Acabou nesta quarta-feira (19) a ação do grupo móvel de fiscalização do trabalho que libertou 47 pessoas de situação análoga à de escravidão, entre elas duas mulheres, em Brasnorte, no norte do Mato Grosso. A propriedade fica na Rodovia MTE 160, na altura do km 370. Os trabalhadores estavam em duas frentes de trabalho, na fazenda Paraná e na propriedade contígua São Bernardo, 30 km uma da outra. Eles dormiam em barracos de lona e chão de terra batida.
Alguns deles estavam desde 2005 na propriedade, sem receber salário regularmente. Eram obrigados a comprar comida, ferramentas de trabalho e produtos de higiene na cantina da fazenda, e assim acumulavam dívidas. "O que os trabalhadores tinham a receber era sempre menos do que eles tinham gastado, então eles só pegavam adiantamentos", descreve a auditora fiscal Virna Damasceno, coordenadora da equipe. Além da dívida, o que restringia a liberdade dos trabalhadores era a distância: o local está a 100km do centro de Brasnorte, e não há transporte regular até lá.
A Fazenda Paraná, de aproximadamente 40 mil hectares, tem criação de 20 mil cabeças de gado e cultivo de Teca, uma árvore que produz madeira de qualidade, muito apreciada na Europa e usada para fazer móveis. A propriedade pertence ao Grupo Berneck, ligado à extração e beneficiamento de madeira.
Depois da fiscalização, o fazendeiro Gilson Mueller Berneck, que vive em Araucária (PR), desembolsou R$ 264.182,00 em verbas de rescisão de contrato e danos morais coletivos. O procurador Sandro Sardá, que havia recebido a denúncia de trabalho escravo no Ofício da Procuradoria Regional do Trabalho de Alta Floresta (MT), município vizinho, aplicou uma indenização por danos morais individuais de mil a R$ 1.500 para cada trabalhador libertado.
Além disso, foi estabelecido um Termo de Ajustamento de Conduta (TAC), em que Gilson se comprometeu a melhorar as condições de trabalho das fazendas e a pagar R$ 200 mil a um projeto social em Brasnorte.
Os trabalhadores libertados, que são dos municípios matogrossenses Juína e Tangará da Serra, e de Brasnorte mesmo, já receberam o dinheiro e foram transportados para as suas cidades.
Em família
Segundo a equipe do grupo móvel de fiscalização, a família do "gato" (aliciador de mão-de-obra a serviço do fazendeiro) Arlindo Pasquato estava toda envolvida com o aliciamento e a manutenção dos trabalhadores na Fazenda Paraná.
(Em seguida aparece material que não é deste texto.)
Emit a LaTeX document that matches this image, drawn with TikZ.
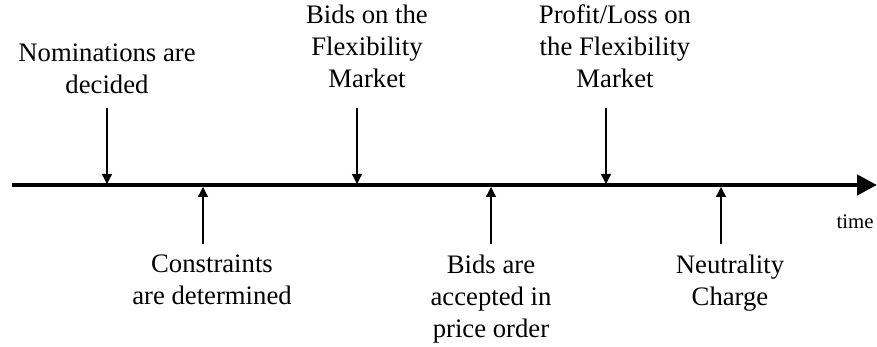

Arlindo, sua mulher, os dois filhos, a filha e o genro dividiam as funções de aliciar os trabalhadores nas cidades vizinhas, comprar alimentos na cidade, cuidar da cantina e fiscalizar os trabalhadores.
Virna relata que o fazendeiro havia pedido a Arlindo que abrisse uma empresa e se constituísse em pessoa jurídica, mas, como o gato não possuía CPF, o processo de abertura de empresa foi delegado a um dos trabalhadores explorados na propriedade. De acordo com a auditora, esse trabalhador é semi-analfabeto e não sabia nada sobre como abrir uma empresa ou o que significava tornar-se pessoa jurídica. "Nada foi explicado para ele", conta. A legislação brasileira diz que é ilegal terceirizar a contratação de mão-de-obra para atividades que são a própria razão de existir da empresa (no caso, da fazenda).